Keloids – Causes, Symptoms & Treatment

March 27 01:00 2019 Print This Article

A keloid is a special type of scar which results in an overgrowth of tissue at the site of a healed skin injury. Keloids are firm, rubbery lesions or shiny, fibrous nodules and can vary from pink to flesh-colored or red to dark brown in color. A keloid, sometimes referred to as a keloid scar, is a tough heaped-up scar that rises quite abruptly above the rest of the skin. It is irregularly shaped and tends to enlarge progressively. Keloids usually result from skin injury or burns. Pimples, insect bites, scratching, chickenpox scarring etc. may also cause keloids. They may also be caused by infection at a wound site, repeated trauma to an area, excessive skin tension during wound closure or a foreign body in a wound. They can occur at the site of a piercing and have been found on the earlobes, eyebrows, chest and other sites of piercing. Keloids commonly occur on the shoulders, chest, arms and upper back even when there has been no apparent injury. However, they can appear almost anywhere.

A keloid may extend beyond the site of injury. Keloids respond poorly to therapy, but monthly injections of corticosteroids may flatten them somewhat. A doctor may try surgical or laser removal followed by corticosteroid injections, but new keloids often form in the scar resulting from the treatment.

Keloids can be considered to be ” scars that don’t know when to stop.” When the skin is injured, cells grow back to fill in the gap. Somehow, they normally “know” when the scar tissue is level with the skin, at which point the cells stop multiplying. When the cells keep on reproducing, the result is a what is called a overgrown (hypertrophic) scar or a keloid. In other words, keloids are due to an excessive response to trauma such as a cut to the skin. In creating a normal scar, connective tissue in the skin is repaired by the formation of collagen. This occurs in the dermis (the layer of skin just below the epidermis, the outer layer of skin). Keloids arise when there is too much collagen formed in the dermis during the repair of connective tissue. To develop keloids, a person must be susceptible to keloid formation.

Causes of Keloids

The cause of keloids is unknown. A keloid can be caused by injury to the skin, such as a burn, insect bite, acne, cut, body piercing, or a surgical incision. Scar tissue normally grows in response to a wound, but a keloid is an overgrowth of scar tissue over a healed wound. Some people have a genetic tendency to develop keloids.

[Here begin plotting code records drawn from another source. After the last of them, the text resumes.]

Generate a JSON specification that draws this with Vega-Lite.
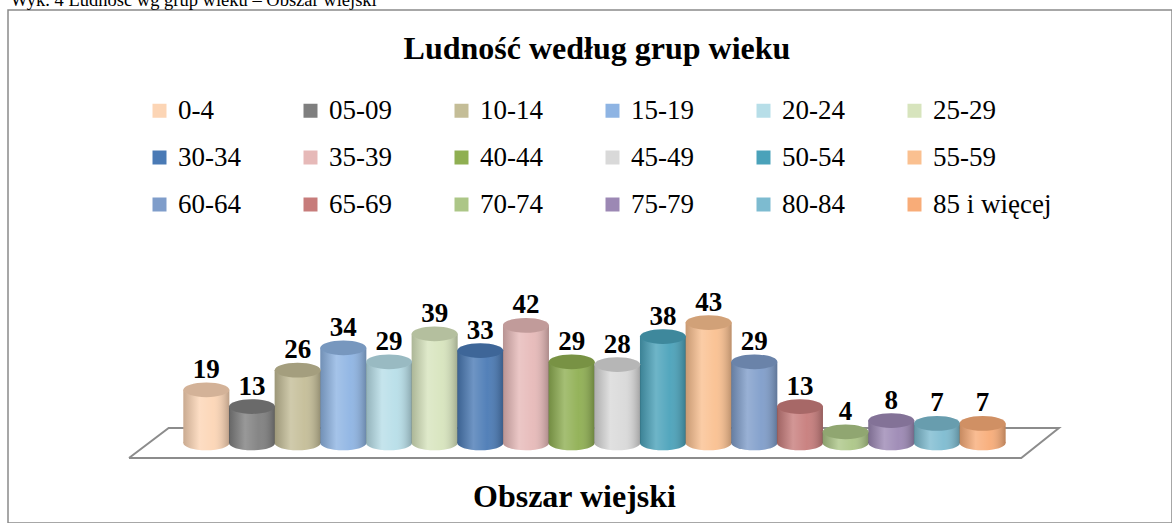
{
  "$schema": "https://vega.github.io/schema/vega-lite/v6.json",
  "autosize": {"type": "none"},
  "width": 1164,
  "height": 513,
  "padding": {"left": 8, "top": 10, "right": 0, "bottom": 0},
  "background": "white",
  "datasets": {
    "bars": [
      {"g": "0-4", "i": 0, "v": 19},
      {"g": "05-09", "i": 1, "v": 13},
      {"g": "10-14", "i": 2, "v": 26},
      {"g": "15-19", "i": 3, "v": 34},
      {"g": "20-24", "i": 4, "v": 29},
      {"g": "25-29", "i": 5, "v": 39},
      {"g": "30-34", "i": 6, "v": 33},
      {"g": "35-39", "i": 7, "v": 42},
      {"g": "40-44", "i": 8, "v": 29},
      {"g": "45-49", "i": 9, "v": 28},
      {"g": "50-54", "i": 10, "v": 38},
      {"g": "55-59", "i": 11, "v": 43},
      {"g": "60-64", "i": 12, "v": 29},
      {"g": "65-69", "i": 13, "v": 13},
      {"g": "70-74", "i": 14, "v": 4},
      {"g": "75-79", "i": 15, "v": 8},
      {"g": "80-84", "i": 16, "v": 7},
      {"g": "85 i więcej", "i": 17, "v": 7}
    ],
    "floor": [
      {"o": 0, "fx": -1.6934, "fy": -5.357},
      {"o": 1, "fx": -0.825, "fy": 5.357},
      {"o": 2, "fx": 18.671, "fy": 5.357},
      {"o": 3, "fx": 17.846, "fy": -5.357},
      {"o": 4, "fx": -1.6934, "fy": -5.357}
    ]
  },
  "resolve": {"axis": {"x": "independent"}},
  "encoding": {
    "x": {
      "type": "quantitative",
      "scale": {"domain": [-4.2336, 21.038], "nice": false, "zero": false}
    },
    "y": {
      "type": "quantitative",
      "scale": {"domain": [-28.57, 154.64], "nice": false, "zero": false},
      "axis": {
        "labels": false, "ticks": false, "domain": false, "grid": false,
        "title": "Wyk. 4 Ludność wg grup wieku – Obszar wiejski",
        "titleFont": "Liberation Serif", "titleFontSize": 18.5, "titleFontWeight": "normal",
        "titleColor": "black", "titleAngle": 0, "titleX": 2, "titleY": -5,
        "titleAlign": "left", "titleBaseline": "alphabetic"
      }
    },
    "color": {
      "field": "g", "type": "nominal",
      "scale": {
        "domain": ["0-4", "05-09", "10-14", "15-19", "20-24", "25-29", "30-34", "35-39", "40-44", "45-49", "50-54", "55-59", "60-64", "65-69", "70-74", "75-79", "80-84", "85 i więcej"],
        "range": ["#FCD5B5", "#7F7F7F", "#C4BD97", "#8EB4E3", "#B7DEE8", "#D7E4BD", "#4A7AB5", "#E6B9B8", "#8FAF52", "#D9D9D9", "#4AA2BA", "#FAC090", "#7F9DCA", "#C77C7B", "#ACC687", "#9C88B4", "#7DBBD0", "#F8AC78"]
      },
      "legend": {
        "orient": "none", "legendX": 138, "legendY": 87, "direction": "horizontal",
        "columns": 6, "gridAlign": "all", "title": null, "padding": 0,
        "symbolType": "square", "symbolSize": 196, "symbolStrokeWidth": 0, "symbolOpacity": 1,
        "labelFont": "Liberation Serif", "labelFontSize": 27, "labelColor": "black",
        "labelOffset": 5, "labelLimit": 300, "columnPadding": 0, "rowPadding": 19
      }
    }
  },
  "layer": [
    {
      "data": {"name": "floor"},
      "mark": {"type": "line", "strokeWidth": 2},
      "encoding": {
        "x": {"field": "fx", "type": "quantitative",
          "axis": {
            "orient": "bottom",
            "labels": false, "ticks": false, "domain": false, "grid": false,
            "title": "Obszar wiejski",
            "titleFont": "Liberation Serif", "titleFontSize": 32, "titleFontWeight": "bold",
            "titleColor": "black", "titleX": 566, "titleY": -17,
            "titleAlign": "center", "titleBaseline": "alphabetic"
          }},
        "y": {"field": "fy", "type": "quantitative"},
        "order": {"field": "o", "type": "quantitative"},
        "color": {"value": "#8c8c8c"}
      }
    },
    {
      "data": {"name": "bars"},
      "mark": {"type": "point", "shape": "M-1,0A1,0.32,0,1,0,1,0A1,0.32,0,1,0,-1,0Z", "filled": true, "opacity": 1, "size": 2116, "strokeWidth": 0},
      "encoding": {
        "x": {"field": "i", "type": "quantitative",
          "axis": {
            "orient": "top",
            "labels": false, "ticks": false, "domain": false, "grid": false,
            "title": "Ludność według grup wieku",
            "titleFont": "Liberation Serif", "titleFontSize": 32, "titleFontWeight": "bold",
            "titleColor": "black", "titleX": 588.5, "titleY": 48,
            "titleAlign": "center", "titleBaseline": "alphabetic"
          }},
        "y": {"datum": 0}
      }
    },
    {
      "data": {"name": "bars"},
      "mark": {"type": "point", "shape": "M-1,0A1,0.32,0,1,0,1,0A1,0.32,0,1,0,-1,0Z", "filled": true, "opacity": 1, "size": 2116, "strokeWidth": 0},
      "encoding": {
        "x": {"field": "i", "type": "quantitative", "axis": null},
        "y": {"datum": 0},
        "color": {"value": {"gradient": "linear", "x1": 0, "y1": 0, "x2": 1, "y2": 0,
          "stops": [
            {"offset": 0, "color": "rgba(0,0,0,0.2)"},
            {"offset": 0.35, "color": "rgba(255,255,255,0.2)"},
            {"offset": 0.65, "color": "rgba(255,255,255,0.05)"},
            {"offset": 1, "color": "rgba(0,0,0,0.25)"}
          ]}}
      }
    },
    {
      "data": {"name": "bars"},
      "mark": {"type": "bar", "width": 46},
      "encoding": {
        "x": {"field": "i", "type": "quantitative", "axis": null},
        "y": {"field": "v", "type": "quantitative"},
        "y2": {"datum": 0}
      }
    },
    {
      "data": {"name": "bars"},
      "mark": {"type": "bar", "width": 46},
      "encoding": {
        "x": {"field": "i", "type": "quantitative", "axis": null},
        "y": {"field": "v", "type": "quantitative"},
        "y2": {"datum": 0},
        "color": {"value": {"gradient": "linear", "x1": 0, "y1": 0, "x2": 1, "y2": 0,
          "stops": [
            {"offset": 0, "color": "rgba(0,0,0,0.2)"},
            {"offset": 0.35, "color": "rgba(255,255,255,0.2)"},
            {"offset": 0.65, "color": "rgba(255,255,255,0.05)"},
            {"offset": 1, "color": "rgba(0,0,0,0.25)"}
          ]}}
      }
    },
    {
      "data": {"name": "bars"},
      "mark": {"type": "point", "shape": "M-1,0A1,0.32,0,1,0,1,0A1,0.32,0,1,0,-1,0Z", "filled": true, "opacity": 1, "size": 2116, "strokeWidth": 0},
      "encoding": {
        "x": {"field": "i", "type": "quantitative", "axis": null},
        "y": {"field": "v", "type": "quantitative"}
      }
    },
    {
      "data": {"name": "bars"},
      "mark": {"type": "point", "shape": "M-1,0A1,0.32,0,1,0,1,0A1,0.32,0,1,0,-1,0Z", "filled": true, "opacity": 0.16, "size": 2116, "strokeWidth": 0},
      "encoding": {
        "x": {"field": "i", "type": "quantitative", "axis": null},
        "y": {"field": "v", "type": "quantitative"},
        "color": {"value": "black"}
      }
    },
    {
      "data": {"name": "bars"},
      "mark": {"type": "text", "font": "Liberation Serif", "fontSize": 27, "fontWeight": "bold", "baseline": "alphabetic", "align": "center", "dy": -12},
      "encoding": {
        "x": {"field": "i", "type": "quantitative", "axis": null},
        "y": {"field": "v", "type": "quantitative"},
        "text": {"field": "v", "type": "quantitative"},
        "color": {"value": "black"}
      }
    }
  ],
  "config": {
    "font": "Liberation Serif",
    "view": {"stroke": "#8a8a8a", "strokeWidth": 1.5},
    "legend": {"labelFont": "Liberation Serif", "labelFontSize": 27, "labelColor": "black"}
  }
}
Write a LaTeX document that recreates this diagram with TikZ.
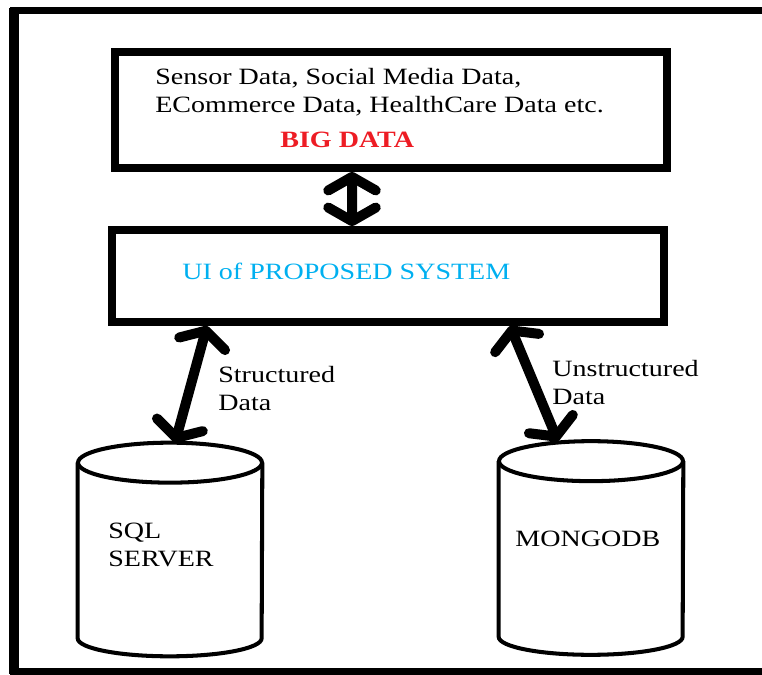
\documentclass[tikz,border=0pt]{standalone}
\usepackage{fontspec}
\setmainfont{Liberation Serif}[FakeStretch=1.2]
\usetikzlibrary{arrows.meta}
\definecolor{bigred}{RGB}{237,28,36}
\definecolor{uiblue}{RGB}{0,176,240}
\tikzset{gbox/.style={
    rectangle,
    draw,
    line width=4.5pt,
    minimum width=11.04cm
  },
  dbbox/.style={
    rectangle,
    minimum width=3.68cm,
    minimum height=4.26cm
  },
  dbline/.style={line width=2.3pt},
  txt/.style={anchor=base west,inner sep=0pt,align=left,
    font=\fontsize{13.3pt}{16.4pt}\selectfont},
  darr/.style={line width=5.7pt,
    {Straight Barb[length=0.27cm,width=0.95cm,round]}-{Straight Barb[length=0.27cm,width=0.95cm,round]}},
}

\begin{document}
\begin{tikzpicture}[x=0.02cm,y=-0.02cm]
  \useasboundingbox (0,0) rectangle (762,675);
  % outer frame
  \draw[line width=4pt] (762,10.5) -- (14,10.5) -- (14,672) -- (762,672);
  \draw[line width=5.7pt] (14,8.5) -- (14,674);
  \node [gbox,minimum height=2.32cm] (bigdata) at (391,110) {};
  \node [gbox,minimum height=1.84cm] (ui) at (388,276) {};
  \node [dbbox] (sql) at (170,549.5) {};
  \node [dbbox] (mongo) at (591,548) {};
  % database cylinders
  \foreach \db in {sql,mongo} {
    \draw[dbline] ([yshift=-0.4cm]\db.north west) -- ([yshift=0.36cm]\db.south west)
      arc[start angle=180,end angle=360,x radius=1.84cm,y radius=0.36cm]
      -- ([yshift=-0.4cm]\db.north east);
    \draw[dbline] ([yshift=-0.4cm]\db.north) ellipse [x radius=1.84cm,y radius=0.4cm];
  }
  \node [txt] (sources) at (155,113) {Sensor Data, Social Media Data,\\ECommerce Data, HealthCare Data etc.};
  \node [txt,text=bigred,font=\fontsize{13.3pt}{16.4pt}\selectfont\bfseries] (bigtitle) at (280,148) {BIG DATA};
  \node [txt,text=uiblue] (uititle) at (182,280) {UI of PROPOSED SYSTEM};
  \node [txt] (structured) at (218,411) {Structured\\Data};
  \node [txt] (unstructured) at (552,405) {Unstructured\\Data};
  \node [txt] (sqltitle) at (108,567) {SQL\\SERVER};
  \node [txt] (mongotitle) at (515,547) {MONGODB};
  \draw[darr] ([xshift=-0.78cm]bigdata.south) -- ([xshift=-0.72cm]ui.north);
  \draw[darr] ([xshift=-3.62cm]ui.south) -- ([xshift=0.1cm]sql.north);
  \draw[darr] ([xshift=2.44cm]ui.south) -- ([xshift=-0.66cm]mongo.north);
\end{tikzpicture}
\end{document}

Find common causes and risk factors of Keloids:

  • Exposure to the sun, is also responsible in the formation of keloid.
  • Keloids are most common amoung people of ages 10 to 30 years
  • A deficiency or an excess in melanocyte hormone (MSH), decreased percentages of mature collagen and increased soluble collagen, are among the main causes of keloid.
  • If someone in your family has keloids then you are at increased risk of get affected by it.
  • Keloids may occur from various skin injuries as surgical incisions, traumatic wounds, vaccination sites, burns, chickenpox.

Signs and Symptoms of Keloids

Sign and symptoms may include the following:

  • Flesh-colored, red, or pink
  • Nodular shaped or ridged.
  • Tenderness or itching.
  • Located at the site of healing wound or injury.

Treatment for Keloids

Treatment may include:

  • There is no satisfactory treatment for keloids.
  • Radiation treatments may reduce scar formation if they are used soon after a surgery, during the time a surgical wound is healing.
  • The steroid or cortisone injections are useful in the removal of various scars over the affected area.
  • Long-term compression of keloids with pressure bandages can help soften them.
  • A new treatment for keloids is to apply a silicone gel preparation over the keloid scar for 12-24 hours each day. This treatment is started three to four weeks after the wound or injury.
  • The treatment of keloids with liquid nitrogen is very beneficial for fast recovery.